The issue has opened a new debate among social media users.
In a post on the department’s Facebook page, Sheriff Kevin Corman, said he had directed a deputy to remove “a video to their personal Facebook page that had content that is degrading and demeaning. As the Sheriff of Jessamine County I would like to assure you this type of behavior is not condoned and will not be tolerated by this office. As Sheriff, I strive to provide services to Jessamine County free of discrimination and that reflects equality.”
“As part of our policy regarding social media usage I immediately ordered the Deputy to remove the post and the content was removed from his page. The behavior in question will be addressed and additional training will be provided to insure no future incidents like these occur. Please accept my sincere apology for the unprofessional and derogatory content of the deputy’s post,” Corman concluded.
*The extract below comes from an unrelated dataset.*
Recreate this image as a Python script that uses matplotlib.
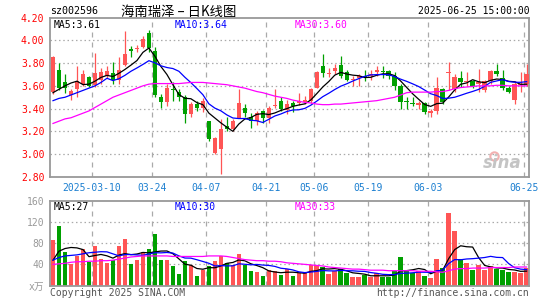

Many viewers applauded the sheriff for his actions. But some suggested the deputy posted the material on his personal page and should have had a right to exercise free speech. The issue became more important because the deputy is wearing his taxpayer-funded attire.
Most government agencies have policies covering social media actions. The courts have ruled those policies are acceptable, in most cases, because employee behavior sheds light on the entire organization and can call into question judgement and bias.
As described in a WTVQ story recently, social media is increasingly a difficult situation for law enforcement because of issues it can raise with the public.